Dimanche 04 mars 2018
(Homélie du père Charles André Sohier)
Le temple de Jérusalem, construit par Hérode le Grand à partir de 20 avant Jésus Christ, était une belle et vaste construction. Outre le sanctuaire et le Saint des Saints, il comportait deux grandes cours, celle des hommes et celle des femmes, ainsi qu’une immense esplanade : le parvis des païens. C’est là que beaucoup se rassemblaient pour traiter leurs affaires, écouter les docteurs de la Loi, acheter des animaux pour les sacrifices et changer de la monnaie. C’est dans ce brouhaha de souk oriental, que se place l’incident rapporté par saint Jean. Jésus, en colère, fouet en main, chasse les marchands du temple. « Ne faites pas de la maison de mon Père une maison de trafic », dit-il, en accomplissant ce geste prophétique. Je vous propose de méditer sur trois leçons de cet épisode.
L’attachement à l’argent
L’argent est nécessaire, mais il est aussi un piège. Quant s’instaure le primat de l’économique à l’échelle mondiale, on glisse inévitablement dans la spirale du chômage, de la violence et du mépris des droits essentiels de la personne humaine. Au temple de l’or et de l’argent, avec son cortège d’injustices et de misères, nous avons à substituer le temple de la justice, de l’amour désintéressé et du respect. Voilà pourquoi Jésus chasse les marchands du temple. Mais ne nous contentons pas d’appliquer cela aux autres. Convertissons-nous nous-mêmes sur ce sujet. La passion du pouvoir et de l’avoir se glisse partout, y compris dans notre propre cœur.
La maison de mon Père
Mais l’essentiel ne se trouve pas encore là. Écoutons longuement cette étrange expression que Jésus utilise pour parler du temple : « la maison de mon Père ». Quel secret, quelle plongée dans l’intimité de sa personne, se cachent sous ces formules. Il est chez lui dans ce Saint des Saints, ce sanctuaire tabou, où nul ne peut entrer, sauf le Grand Prêtre, une fois par an. Ce lieu intouchable, séparé de tout, Jésus dit tout simplement que c’est la « maison de son Père », et sa propre maison de fils. Oui, ce qui est premier dans le culte que nous rendons à Dieu, ce ne sont pas les gestes (bœufs, brebis ou colombes), mais la confiance filiale que nous y mettons.

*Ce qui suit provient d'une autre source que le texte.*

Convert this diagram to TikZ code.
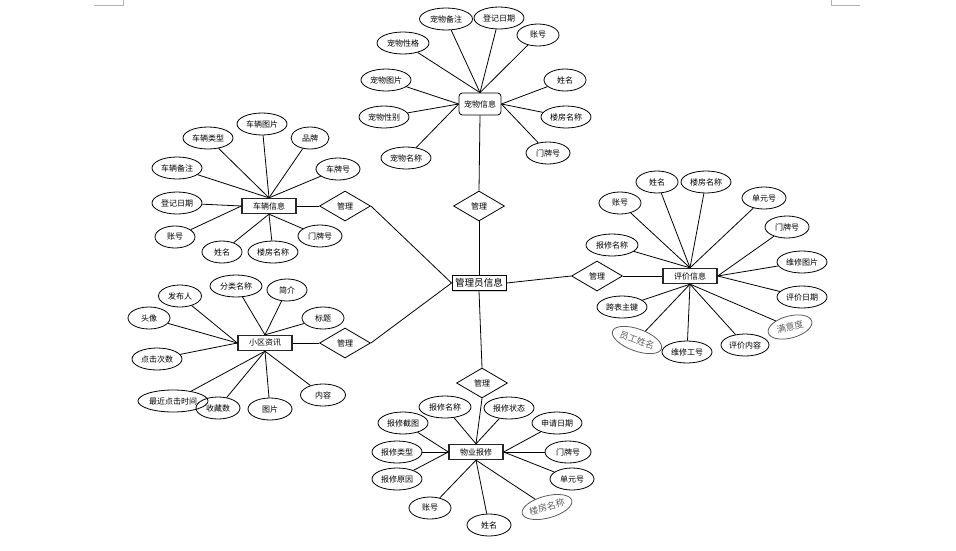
\documentclass[tikz,border=0pt]{standalone}
\usepackage{fontspec}
\newfontfamily\cjk{Noto Sans CJK SC}
\usetikzlibrary{shapes.geometric,shadows}
\newcommand\myattr[6][]{\node[attr=#5,#1] (#2) at (#3) {#4}; \draw[link] (#2) -- (#6);}
\begin{document}
\begin{tikzpicture}[x=0.75pt,y=-0.75pt,
  attr/.style={ellipse,draw,line width=0.6pt,minimum width=#1*0.75pt,minimum height=16.5pt,inner sep=0pt,font=\cjk\fontsize{6}{7}\selectfont},
  gattr/.style={text=gray!75!black,draw=gray!70!black,font=\cjk\fontsize{6.8}{8}\selectfont},
  ent/.style={draw=black!85,line width=1pt,minimum width=40.5pt,minimum height=11.25pt,inner sep=0pt,font=\cjk\fontsize{6}{7}\selectfont},
  rel/.style={diamond,draw,line width=0.6pt,minimum width=38.25pt,minimum height=22.5pt,inner sep=0pt,font=\cjk\fontsize{6}{7}\selectfont},
  link/.style={line width=0.6pt},
  cornermark/.style={draw=gray!60,line width=0.6pt}]
\useasboundingbox (0,0) rectangle (956,550);
% page corner marks
\coordinate (m1) at (94,5); \coordinate (m2) at (123,5); \coordinate (m3) at (123,0);
\coordinate (m4) at (831,0); \coordinate (m5) at (831,5); \coordinate (m6) at (860,5);
\draw[cornermark] (m1) -- (m2) -- (m3);
\draw[cornermark] (m4) -- (m5) -- (m6);

% central entity
\node[draw,line width=0.7pt,minimum width=40.5pt,minimum height=11.25pt,inner sep=0pt,fill=white,
  drop shadow={shadow xshift=0.8pt,shadow yshift=-0.8pt,fill=gray!60},font=\cjk\fontsize{7.2}{8}\selectfont] (admin) at (479,283) {管理员信息};

% relationships
\node[rel] (r1) at (479,206) {管理};
\node[rel] (r2) at (345,206) {管理};
\node[rel] (r3) at (345,343) {管理};
\node[rel] (r4) at (597,276) {管理};
\node[rel] (r5) at (482,383) {管理};

% entities
\node[draw,line width=0.6pt,rounded corners=2.5pt,minimum width=31.5pt,minimum height=16.5pt,inner sep=0pt,font=\cjk\fontsize{6}{7}\selectfont] (pet) at (480,104) {宠物信息};
\node[ent] (car) at (269,206) {车辆信息};
\node[ent] (news) at (265,343) {小区资讯};
\node[ent] (ev) at (690,276) {评价信息};
\node[ent] (rep) at (476,452) {物业报修};

\draw[link] (pet.south) -- (r1.north);
\draw[link] (r1.south) -- (admin.north);
\draw[link] (r2.east) -- (admin.west);
\draw[link] (r3.east) -- (admin.west);
\draw[link] (admin.east) -- (r4.west);
\draw[link] (admin.south) -- (r5.north);
\draw[link] (car.east) -- (r2.west);
\draw[link] (news.east) -- (r3.west);
\draw[link] (r4.east) -- (ev.west);
\draw[link] (r5.south) -- (rep.north);

% pet attributes
\myattr{p1}{446,19}{宠物备注}{53}{pet.north}
\myattr{p2}{499,18}{登记日期}{50}{pet.north}
\myattr{p3}{538,35}{账号}{42}{pet.north}
\myattr{p4}{403,43}{宠物性格}{52}{pet.north}
\myattr{p5}{386,80}{宠物图片}{50}{pet.west}
\myattr{p6}{565,80}{姓名}{42}{pet.east}
\myattr{p7}{384,117}{宠物性别}{50}{pet.west}
\myattr{p8}{566,117}{楼房名称}{50}{pet.east}
\myattr{p9}{406,158}{宠物名称}{50}{pet.west}
\myattr{p10}{548,153}{门牌号}{44}{pet.east}

% car attributes
\myattr{c1}{262,124}{车辆图片}{50}{car.north}
\myattr{c2}{208,138}{车辆类型}{50}{car.north}
\myattr{c3}{310,138}{品牌}{38}{car.north}
\myattr{c4}{177,168}{车辆备注}{50}{car.north}
\myattr{c5}{338,169}{车牌号}{44}{car.north}
\myattr{c6}{177,203}{登记日期}{50}{car.west}
\myattr{c7}{175,237}{账号}{40}{car.west}
\myattr{c8}{222,252}{姓名}{40}{car.south}
\myattr{c9}{273,252}{楼房名称}{50}{car.south}
\myattr{c10}{320,236}{门牌号}{44}{car.south}

% news attributes
\myattr{n1}{236,286}{分类名称}{52}{news.north}
\myattr{n2}{180,296}{发布人}{43}{news.west}
\myattr{n3}{287,290}{简介}{40}{news.north}
\myattr{n4}{149,318}{头像}{42}{news.west}
\myattr{n5}{323,318}{标题}{42}{news.north}
\myattr{n6}{157,359}{点击次数}{50}{news.west}
\myattr{n7}{323,395}{内容}{45}{news.south}
\myattr{n8}{173,401}{最近点击时间}{70}{news.south}
\myattr{n9}{218,408}{收藏数}{44}{news.south}
\myattr{n10}{270,409}{图片}{44}{news.south}

% evaluation attributes
\myattr{e1}{657,182}{姓名}{42}{ev.north}
\myattr{e2}{706,182}{楼房名称}{50}{ev.north}
\myattr{e3}{620,203}{账号}{42}{ev.north}
\myattr{e4}{764,198}{单元号}{44}{ev.north}
\myattr{e5}{787,227}{门牌号}{44}{ev.east}
\myattr{e6}{612,245}{报修名称}{52}{ev.north}
\myattr{e7}{802,262}{维修图片}{50}{ev.east}
\myattr{e8}{802,297}{评价日期}{50}{ev.east}
\myattr{e9}{622,307}{跨表主键}{50}{ev.south}
\myattr[gattr,rotate=-20]{e10}{637,340}{员工姓名}{52}{ev.south}
\myattr{e11}{687,352}{维修工号}{50}{ev.south}
\myattr{e12}{745,345}{评价内容}{48}{ev.south}
\myattr[gattr,rotate=15]{e13}{790,327}{满意度}{45}{ev.south}

% repair attributes
\myattr{w1}{445,407}{报修名称}{52}{rep.north}
\myattr{w2}{509,408}{报修状态}{50}{rep.north}
\myattr{w3}{403,423}{报修截图}{50}{rep.west}
\myattr{w4}{557,423}{申请日期}{50}{rep.east}
\myattr{w5}{397,452}{报修类型}{50}{rep.west}
\myattr{w6}{568,452}{门牌号}{46}{rep.east}
\myattr{w7}{397,479}{报修原因}{50}{rep.west}
\myattr{w8}{572,479}{单元号}{44}{rep.east}
\myattr{w9}{430,508}{账号}{42}{rep.south}
\myattr{w10}{489,525}{姓名}{44}{rep.south}
\myattr[gattr,rotate=15]{w11}{547,507}{楼房名称}{50}{rep.south}
\end{tikzpicture}
\end{document}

Le sanctuaire de son corps
Nous arrivons, avec cette phrase, au cœur de cette page d’évangile. C’est son corps, ce corps qui sera crucifié et ressuscité, qui est le nouveau temple. Ainsi, le lieu de la Présence de Dieu, n’est plus un édifice, c’est Quelqu’un ! C’est le Corps du Christ. Toute la liturgie chrétienne tourne autour de cette mystique du Corps du Christ.
Mais comprenons jusqu’où va ce mystère ! « Ne savez-vous pas que vous êtes le Temple de Dieu et que l’Esprit de Dieu habite en vous ? », dit saint Paul aux Corinthiens. Ainsi, ce n’est pas seulement le corps ressuscité de Jésus qui est le nouveau temple, mais le corps de chaque baptisé. En recevant le corps de Jésus, je deviens son corps qui est un sanctuaire. Voilà jusqu’où se fonde l’éminente dignité de l’homme.